** START OF SUPPLIED DATA **

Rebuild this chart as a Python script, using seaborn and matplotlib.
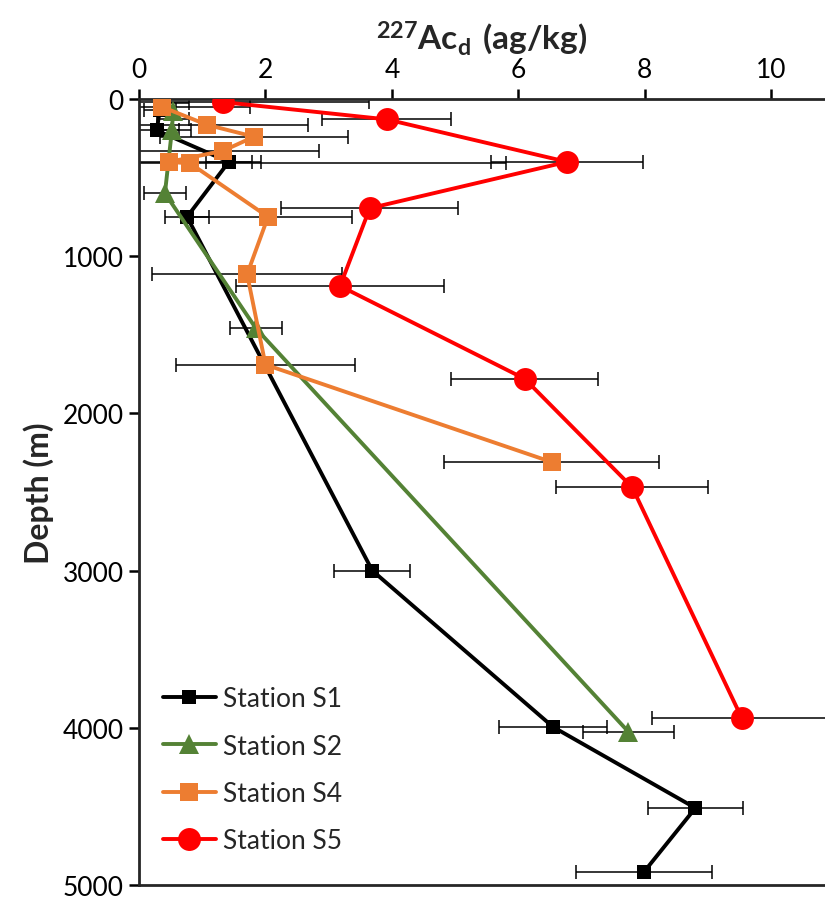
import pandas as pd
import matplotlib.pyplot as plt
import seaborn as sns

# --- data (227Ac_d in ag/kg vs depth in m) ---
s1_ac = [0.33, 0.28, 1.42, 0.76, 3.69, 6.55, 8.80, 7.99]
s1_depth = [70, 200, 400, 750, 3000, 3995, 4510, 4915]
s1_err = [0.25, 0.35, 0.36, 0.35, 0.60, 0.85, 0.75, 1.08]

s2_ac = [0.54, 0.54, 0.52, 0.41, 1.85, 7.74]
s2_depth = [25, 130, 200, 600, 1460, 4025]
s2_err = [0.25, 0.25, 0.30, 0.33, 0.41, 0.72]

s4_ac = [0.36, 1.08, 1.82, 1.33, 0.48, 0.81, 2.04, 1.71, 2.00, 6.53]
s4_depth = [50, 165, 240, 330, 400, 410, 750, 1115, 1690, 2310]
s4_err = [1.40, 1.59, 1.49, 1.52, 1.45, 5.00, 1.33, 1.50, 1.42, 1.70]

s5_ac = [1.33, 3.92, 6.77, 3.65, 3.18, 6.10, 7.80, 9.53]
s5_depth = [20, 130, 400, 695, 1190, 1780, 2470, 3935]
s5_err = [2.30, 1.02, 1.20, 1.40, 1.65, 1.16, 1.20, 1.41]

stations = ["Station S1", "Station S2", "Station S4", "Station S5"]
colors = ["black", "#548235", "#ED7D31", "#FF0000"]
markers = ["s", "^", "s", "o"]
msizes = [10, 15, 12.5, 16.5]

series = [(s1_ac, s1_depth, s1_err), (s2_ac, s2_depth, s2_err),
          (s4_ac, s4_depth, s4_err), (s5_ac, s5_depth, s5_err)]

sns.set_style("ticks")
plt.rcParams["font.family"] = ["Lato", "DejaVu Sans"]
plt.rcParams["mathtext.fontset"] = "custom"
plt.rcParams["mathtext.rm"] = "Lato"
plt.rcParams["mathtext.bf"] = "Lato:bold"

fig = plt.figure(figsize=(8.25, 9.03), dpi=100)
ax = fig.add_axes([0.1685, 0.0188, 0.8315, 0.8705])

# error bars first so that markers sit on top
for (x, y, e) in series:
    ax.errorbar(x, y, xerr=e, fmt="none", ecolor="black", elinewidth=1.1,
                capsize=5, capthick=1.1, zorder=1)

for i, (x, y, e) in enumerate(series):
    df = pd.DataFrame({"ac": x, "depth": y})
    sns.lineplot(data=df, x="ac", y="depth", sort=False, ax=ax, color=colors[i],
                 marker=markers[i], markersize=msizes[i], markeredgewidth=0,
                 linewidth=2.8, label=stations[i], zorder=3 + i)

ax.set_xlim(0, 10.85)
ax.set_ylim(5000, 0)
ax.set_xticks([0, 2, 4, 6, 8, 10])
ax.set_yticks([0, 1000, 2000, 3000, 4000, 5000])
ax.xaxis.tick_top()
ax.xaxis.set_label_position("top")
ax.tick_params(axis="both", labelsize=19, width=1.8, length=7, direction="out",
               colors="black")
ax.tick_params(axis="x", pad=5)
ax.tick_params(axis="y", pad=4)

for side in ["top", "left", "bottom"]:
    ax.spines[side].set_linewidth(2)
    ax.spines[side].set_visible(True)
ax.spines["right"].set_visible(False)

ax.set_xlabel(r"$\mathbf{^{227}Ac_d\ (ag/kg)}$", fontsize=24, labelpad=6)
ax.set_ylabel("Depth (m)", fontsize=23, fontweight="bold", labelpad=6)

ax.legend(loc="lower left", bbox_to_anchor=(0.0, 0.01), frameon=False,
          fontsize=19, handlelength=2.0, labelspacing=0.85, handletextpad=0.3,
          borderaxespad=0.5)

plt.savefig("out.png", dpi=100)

** END OF SUPPLIED DATA **
** START OF SUPPLIED DATA **

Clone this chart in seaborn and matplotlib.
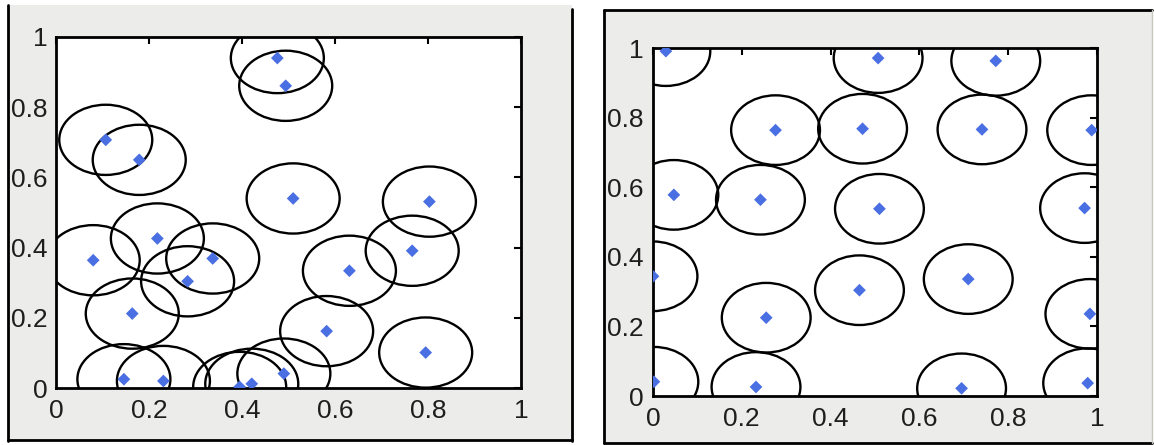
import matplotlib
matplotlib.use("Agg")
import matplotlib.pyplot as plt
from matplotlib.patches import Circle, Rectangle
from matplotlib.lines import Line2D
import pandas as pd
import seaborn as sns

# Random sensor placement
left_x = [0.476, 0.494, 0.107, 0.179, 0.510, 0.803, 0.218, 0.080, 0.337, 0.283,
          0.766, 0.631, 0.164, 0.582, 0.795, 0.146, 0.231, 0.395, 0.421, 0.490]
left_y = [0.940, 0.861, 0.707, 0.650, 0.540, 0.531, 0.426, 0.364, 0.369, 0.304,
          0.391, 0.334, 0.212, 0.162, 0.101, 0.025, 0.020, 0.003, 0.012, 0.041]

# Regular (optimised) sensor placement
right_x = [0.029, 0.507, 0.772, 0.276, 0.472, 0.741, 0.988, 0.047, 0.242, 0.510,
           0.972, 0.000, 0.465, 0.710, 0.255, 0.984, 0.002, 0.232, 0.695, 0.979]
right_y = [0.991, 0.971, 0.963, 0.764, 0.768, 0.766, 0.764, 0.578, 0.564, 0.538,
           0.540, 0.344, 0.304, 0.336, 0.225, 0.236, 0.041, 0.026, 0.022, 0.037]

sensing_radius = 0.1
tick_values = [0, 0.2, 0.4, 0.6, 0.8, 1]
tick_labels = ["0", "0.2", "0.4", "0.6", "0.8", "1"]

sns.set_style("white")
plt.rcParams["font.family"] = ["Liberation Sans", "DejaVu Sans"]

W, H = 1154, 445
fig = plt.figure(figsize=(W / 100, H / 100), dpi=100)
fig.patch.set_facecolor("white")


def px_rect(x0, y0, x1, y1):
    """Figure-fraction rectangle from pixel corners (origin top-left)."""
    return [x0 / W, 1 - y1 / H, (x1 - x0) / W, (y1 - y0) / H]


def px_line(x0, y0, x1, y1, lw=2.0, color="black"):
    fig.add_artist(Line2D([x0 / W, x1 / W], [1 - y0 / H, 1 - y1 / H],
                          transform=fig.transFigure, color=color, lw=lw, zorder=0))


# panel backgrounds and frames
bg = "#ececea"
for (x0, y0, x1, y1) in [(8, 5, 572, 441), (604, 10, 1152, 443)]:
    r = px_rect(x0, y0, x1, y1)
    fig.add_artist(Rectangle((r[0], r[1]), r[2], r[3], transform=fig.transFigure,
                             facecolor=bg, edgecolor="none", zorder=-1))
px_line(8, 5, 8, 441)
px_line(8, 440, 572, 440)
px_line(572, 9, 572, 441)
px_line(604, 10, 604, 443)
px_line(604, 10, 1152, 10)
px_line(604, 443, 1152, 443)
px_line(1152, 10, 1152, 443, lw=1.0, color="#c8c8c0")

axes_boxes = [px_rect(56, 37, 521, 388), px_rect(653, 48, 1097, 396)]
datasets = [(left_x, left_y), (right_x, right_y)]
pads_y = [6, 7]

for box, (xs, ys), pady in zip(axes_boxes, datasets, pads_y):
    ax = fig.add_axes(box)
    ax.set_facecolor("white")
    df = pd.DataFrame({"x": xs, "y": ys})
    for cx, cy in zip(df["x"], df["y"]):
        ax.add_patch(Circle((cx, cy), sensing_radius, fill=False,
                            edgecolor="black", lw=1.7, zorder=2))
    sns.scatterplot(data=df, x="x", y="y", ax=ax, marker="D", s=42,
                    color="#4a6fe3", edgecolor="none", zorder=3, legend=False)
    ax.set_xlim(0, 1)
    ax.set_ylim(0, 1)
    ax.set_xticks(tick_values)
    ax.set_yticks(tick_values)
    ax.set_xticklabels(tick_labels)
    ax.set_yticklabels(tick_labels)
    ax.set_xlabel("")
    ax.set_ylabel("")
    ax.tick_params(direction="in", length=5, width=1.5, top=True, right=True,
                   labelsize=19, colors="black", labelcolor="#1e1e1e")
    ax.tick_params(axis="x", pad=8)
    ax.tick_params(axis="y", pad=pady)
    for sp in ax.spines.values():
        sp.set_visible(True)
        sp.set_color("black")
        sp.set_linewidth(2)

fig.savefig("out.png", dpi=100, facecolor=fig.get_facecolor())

** END OF SUPPLIED DATA **

# PROBLEM REQUIREMENTS
Read the data above and pull out each line that holds the string "chart".

# ANSWER TO THIS TASK
Rebuild this chart as a Python script, using seaborn and matplotlib.
Clone this chart in seaborn and matplotlib.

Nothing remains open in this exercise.